Here too....if you do a pickup they use paper bags with sturdy handles, that we use at home for recycling.


----------



## Aunt Bea (Apr 20, 2020)

I'm almost out of my stash of single-use grocery bags! 

I'm still resisting the idea of spending money on disposable trash bags.

I've been using the bread bags that I save and have found that one will take care of a week's worth of trash.

Another foolish little experiment by someone with way too much time on their hands!


----------



## JaniceM (Apr 20, 2020)

Aunt Bea said:


> I'm still resisting the idea of spending money on disposable trash bags.
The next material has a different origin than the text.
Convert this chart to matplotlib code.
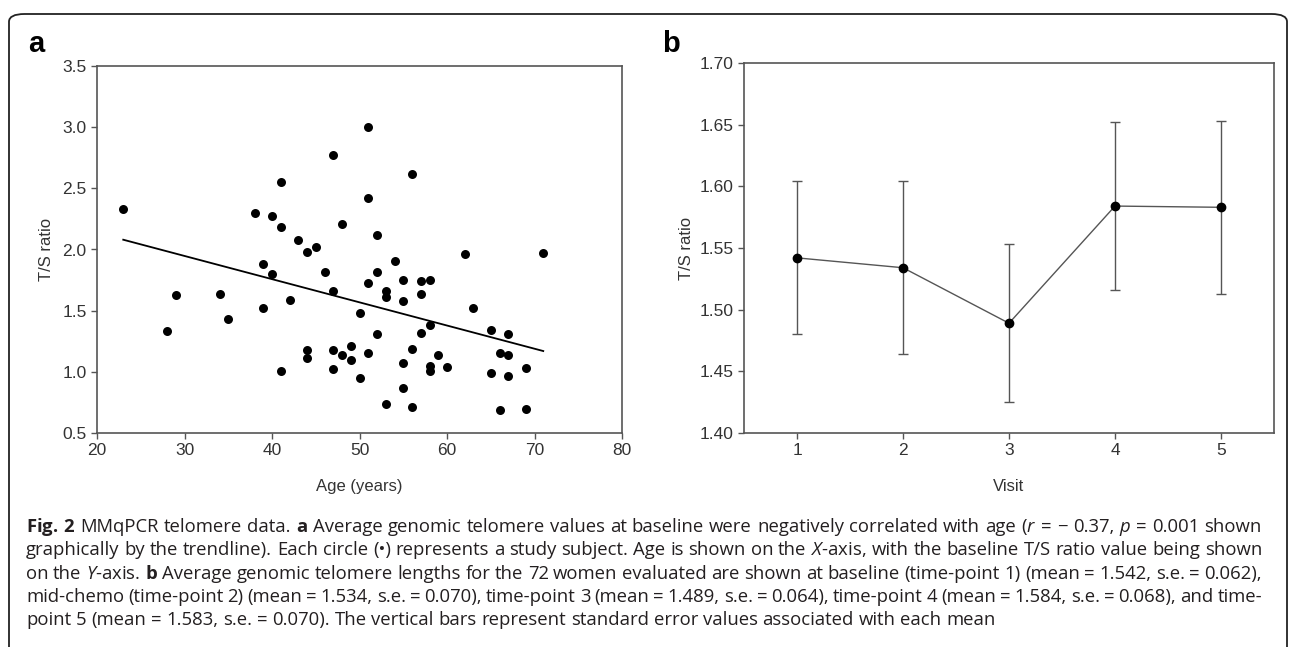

I'm with you on that-  I don't like to spend money on something that has no purpose other than to throw it away!


----------



## danielk (May 14, 2020)

I think its ridiculous. While I'm all for helping the environment bringing your own bag just isn't convenient in most situations. Plus those little store bags are such great little garbage bags that I always re-use them. Instead maybe they should give people who bring their own bags a discount of a cent or two, since the store saves money on not providing a bag. That seems fair. Or maybe increase the price a cent or two but not more than that. Anything more and they're making money selling bags. Also I wonder if these large stores/corporations "influence" law makers to do this in the guise of saving the planet.  It seems pretty convenient that this will save them a ton of money not having to provide millions and millions of bags.


----------



## JaniceM (May 15, 2020)

danielk said:


> I think its ridiculous. While I'm all for helping the environment bringing your own bag just isn't convenient in most situations. Plus those little store bags are such great little garbage bags that I always re-use them. Instead maybe they should give people who bring their own bags a discount of a cent or two, since the store saves money on not providing a bag. That seems fair. Or maybe increase the price a cent or two but not more than that. Anything more and they're making money selling bags. Also I wonder if these large stores/corporations "influence" law makers to do this in the guise of saving the planet.  It seems pretty convenient that this will save them a ton of money not having to provide millions and millions of bags.


The grocery store I usually go to does give customers a nickel off their grocery purchases if they bring in their own bags...  however, now that this virus is going around they don't want anyone to bring bags in at all.


----------